Written and Directed by Alec Gillis. Starring: Lance Henricksen, Camille Balsamo, Matt Winston, Redi Collums, Winston James Francis, Giovonnie Samuels & Milla Bjorn
How catching crabs isn’t the worst thing that can happen to you at sea, and why you should never let another man squirt goo, from his fleshy protuberance, all over your face.
University students, Sadie (Camille Balsamo), Ronelle (Giovonnie Samuels) and their Professor, Stephen, (Matt Winston) join the crew of the crabbing ship Harbinger, to track and study a pod of Beluga whales.
The ship captain (Lance Henrickson) is the grandfather of Sadie so arranging passage wasn’t a problem. The crew will do their crabbing by night, and the students can do their thing as and when.
One night, Sadie is awoken by the tracker informing her that the whales are nearby. Unable to successfully rouse the rest of her uni-team, she heads outside.
Whilst on deck, Sadie discovers a beacon buried in the ice. Curiosity causes the crew to bring the ice-block aboard; and a bit of defrosting reveals a downed Soviet landing craft; complete with a dead cosmonaut.
With the weather worsening, they place it in the hold, to examine it once they get back into the harbour.
Harbinger Down is a fun, entraining movie, that is a love-letter to flicks such as Alien and John Carpenter’s The Thing. There are even visible nods to those movies too. I can’t be the only one who sees those drinking bird things and is reminded of Alien. For horror/genre fans there will be plenty of familiarities here, from story similarities with The Thing to ad-libbed lines from Jaws.

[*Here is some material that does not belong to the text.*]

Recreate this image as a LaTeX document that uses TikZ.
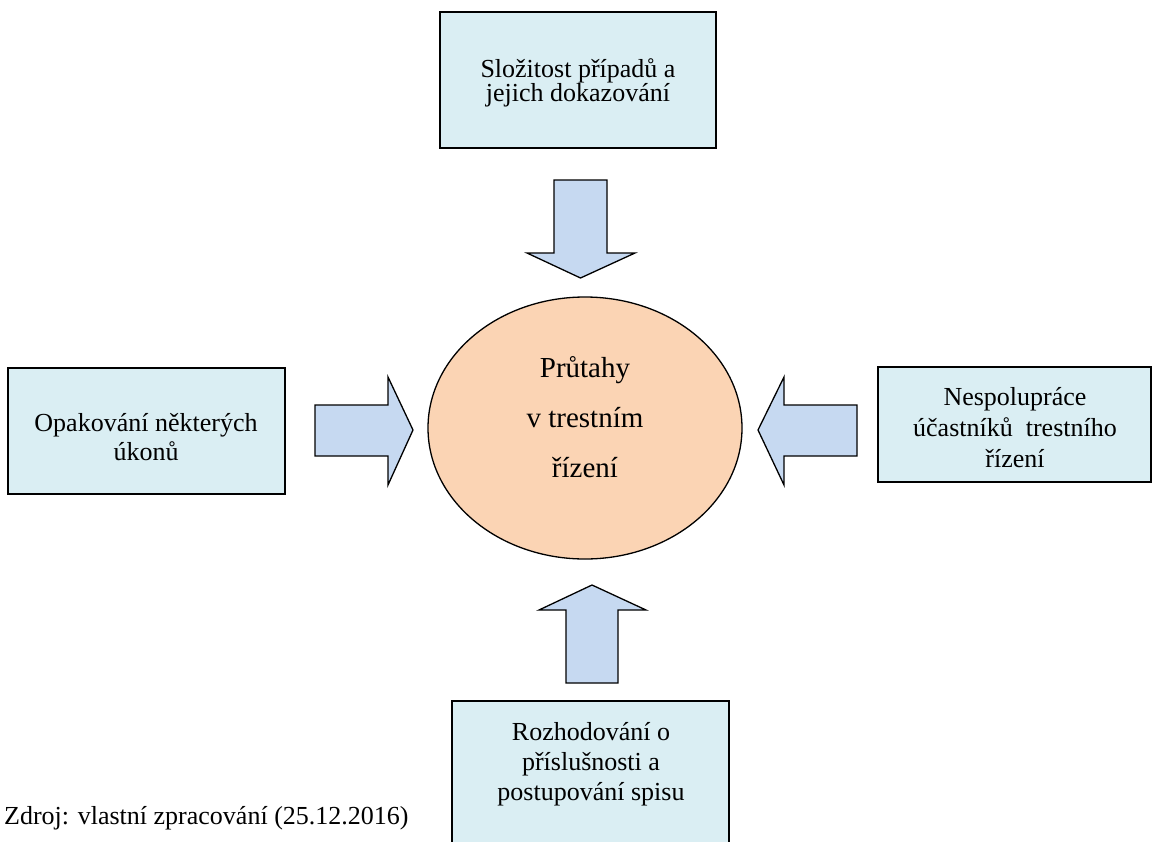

Achieving its funding (thanks to a successful Kickstarter campaign) the movie gained attention with its premise, the knowledge and experience of the people involved, and its use of mainly practical effects.
And boy, as those practical effects stunning.
The first glimpse of the creature is awesomely icky as we get to see some strange fleshy, amorphous blob, claiming a victim.
Later on, we see traces of bio-luminescence and the oceanic, tentacular nightmare, look of the creature adds a Lovecraftian feel to it.
And there are the expected bodily transformations as Thing-esque monstrosities, that are an amalgam of human, tentacle and tooth, which are the monster-effect highlights of the film.
It’s not just the creature effects that look good either. The sets and lighting are suitably atmospheric, with narrow, darkened corridors that look naturally lit by actual light; none of that over-bright, typically fake, movie-fare.
The cast was likeable, with each character having distinct personalities that made them stand out and helped keep them likeable, and mostly as folks that you wouldn't mind hanging out with in real life.
Acting is good all around, although as expected, it’s Lance Henrickson who shines here. His screen presence is fantastic, and he dominates every scene that he's in. Unemotionally, on his part, I should add, and in a good way too. It’s just the difference of someone who’s been honing his craft over many years.
I also want to mention Matt Winston, as there’s a scene where his character of Stephen says, “expedation,” then corrects himself to say “expedition.” No idea if that was a genuine goof, or just good acting, as it felt natural. His character was feeling a little rattled and undermined, and in real life, that is a circumstance when someone would trip over their words. Either way, it didn’t feel out of place and gave a more natural, human element to his character. Which is good, as the majority of the time, he’s portrayed as an insufferably pompous dick.
Audio is good with suitably squishy sounds from the creature, and the expected metallic clanks and bangs of life on a crabbing ship. The music too (by Christopher Drake) suits the on-screen action, and my only real complaint with it is that I can't find the soundtrack anywhere. That being said, it is on Christopher Drake's Soundcloud profile, which you can find here. He has some fantastic tracks on there which I've been listening to whilst writing this review.
There are, naturally, a few negatives that I have to mention. For all talk of the practical effects, (which look amazing) they can be hard to see during action scenes. For some reason, whenever someone comes into a confrontation with the creature, the camera moves around like crazy, and the shots are far too close to the action. It’s a real shame, as it obscures one of the major selling points of the movie. The practical effects look fantastic, but they’re just not given quite enough time to shine.
Whether that was done on the day, or in editing, is hard to say. There are definitely some camera shakes that were added during the editing process, and it's possible the close-up look of some shots was also done during that time, rather than on the day.
It’s a shame things were a bit too obscured. Sometimes, less is more, but not in this case.
It’s a good fun film, with a nice, old-school, feel to it, the only let-down being, that lack of clarity on the prosthetics, during some of the set-pieces.
It’s not as good as the films it homages, but that’s fine because those are some pretty big boots to fill. Besides, for a film that is pretty much a directorial debut from a man whose career is in special effects and make-up, this is a bloody good start.
On a side note, anyone who is reading this and thinking that this film sounds familiar, well it has also been released under the title Inanimate, so there is a chance you may have caught under that other monicker.